Mike Locksley passed his first big test as Maryland’s football coach: He didn’t get UNLV’d.
The Terrapins played host to Howard over the weekend and pounded the visitors in a 79-0 season-opening rout. UNLV likely anticipated a similar breeze when it hosted Howard in Week 1 two years ago. Instead, the Bison pulled off a historic, 43-40 upset that garnered national attention and helped freshman quarterback Caylin Newtown emerge from his older brother’s shadow.
As if losing to a 45-point underdog wasn’t humiliation enough, UNLV also cut a $600,000 check for Howard’s troubles. Maryland only had to pay the Bison $350,000 to make the 25-minute trip from D.C.
Both of those “guarantee” games amount to peanuts in college football’s grand scheme.
USA Today in a recently published rundown of appearance fees for more than 250 games involving at least one Football Bowl Subdivision school this season, reports that $150 million will change hands.
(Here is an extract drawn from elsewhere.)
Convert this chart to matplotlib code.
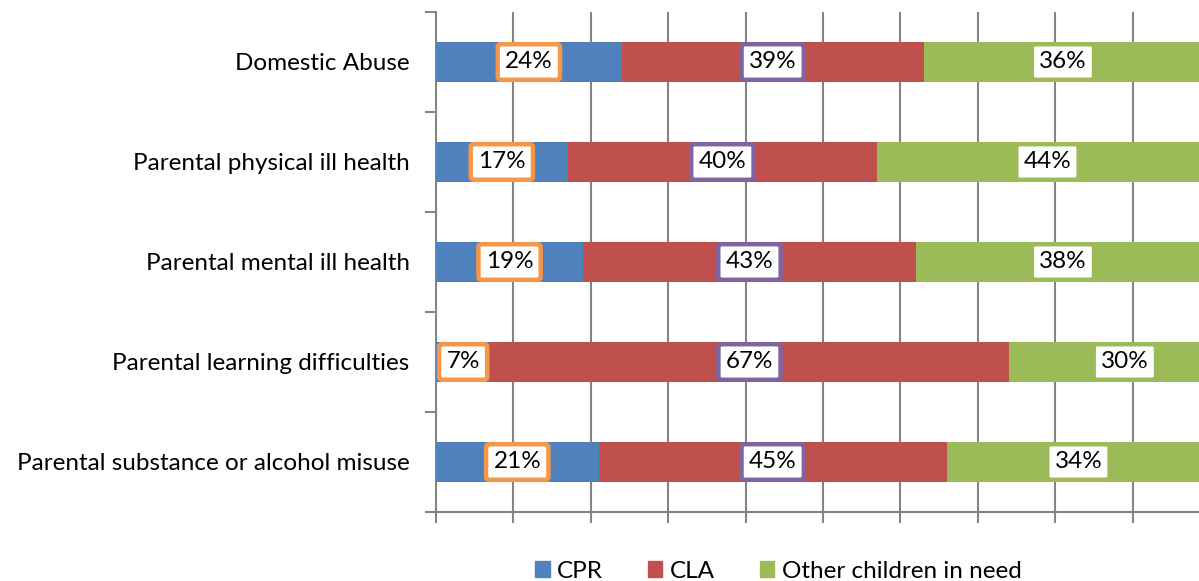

Some of those games involve one FBS school against another, ostensibly fair matchups like Oregon-Auburn ($3.5 million apiece from the promoter) and California at Mississippi ($450,000 to the visitors). But others are pure “payday” games, in which FBS schools invite Football Championship Subdivision foes to campus for an expected drubbing.
No other Week 1 tilt was as spectacularly lopsided as Maryland-Howard, but some honorable mentions are in order.
Texas A&M beat Texas State, 41-7, with the losers collecting $1.3 million. Florida A&M outperformed its contract, pocketing a mere $370,000 for a 62-0 stomping at Central Florida. For peak revenue while maintaining respectability, the winner was Kent State, which took home a cool $1.5 million for a 30-7 loss at Arizona State.
This year’s Backfire Award goes to 25-point favorite Tennessee. The Volunteers paid Georgia State $950,000 and suffered a 38-30 loss in front of 86,000 stunned fans.
Such upsets are the dream for FCS teams. But their administrators seek dollars, not Ws, when scheduling guarantee games against Power 5 schools. That money goes a long way for athletic departments that otherwise struggle to cover expenses. It also produces a trickle-down effect, allowing fiscally strapped institutions to use their limited resources in other areas.
“I do not see a time when we will not play these games,” Charles McClelland, commissioner of the Southwestern Athletic Conference, told The Athletic last week.
The benefits of being a punching bag can be seen throughout an athletic department, from uniforms and equipment to facilities and travel. Costs are a little harder to calculate, but they range from morale to physical injury for overmatched players.
Differences in size, speed and strength are dangerous — and impossible to ignore — when Power 5 schools line up against lower-level opponents for four quarters. Even when matches don’t result in catastrophic injury — like the fractured vertebrae Southern University’s Devon Gales suffered against Georgia in 2015 — they can leave the weaker team compromised in upcoming games.
It’s also fair to reconsider what FBS schools gain by punching below their weight.
Yes, they receive revenue from a home gate and an almost certain step toward bowl eligibility.
But does whipping Howard help Maryland compete against Ohio State and Michigan?
If being a factor in your league is the ultimate goal, facing high-quality nonconference foes might be a better approach.
Duke didn’t offer much resistance Saturday against Alabama, losing 42-3. But at least both schools play in the FBS. I understand that the Crimson Tide needs to fill its schedule and seeks injury-free gimmes toward the end of the Southeastern Conference grind. However, coach Nick Saban should find more Duke-like, FBS patsies, instead of paying Western Carolina $525,000 for a Nov. 12 visit.
“I’ve always said, ‘Let’s play all Power 5 games,” Saban told ESPN last month. “I was in the NFL where we played all the games against NFL teams. But let’s play at least 10 Power 5 games. That would be better for the players, better for the fans, and I think you wouldn’t have to worry that if you lost a game that you wouldn’t have as much of a chance to still be in [the College Football Playoff]. They talk about strength of schedule now, but how do you really evaluate that?”
I don’t know.
Under the current system, it might be margin of victory divided by size of payout.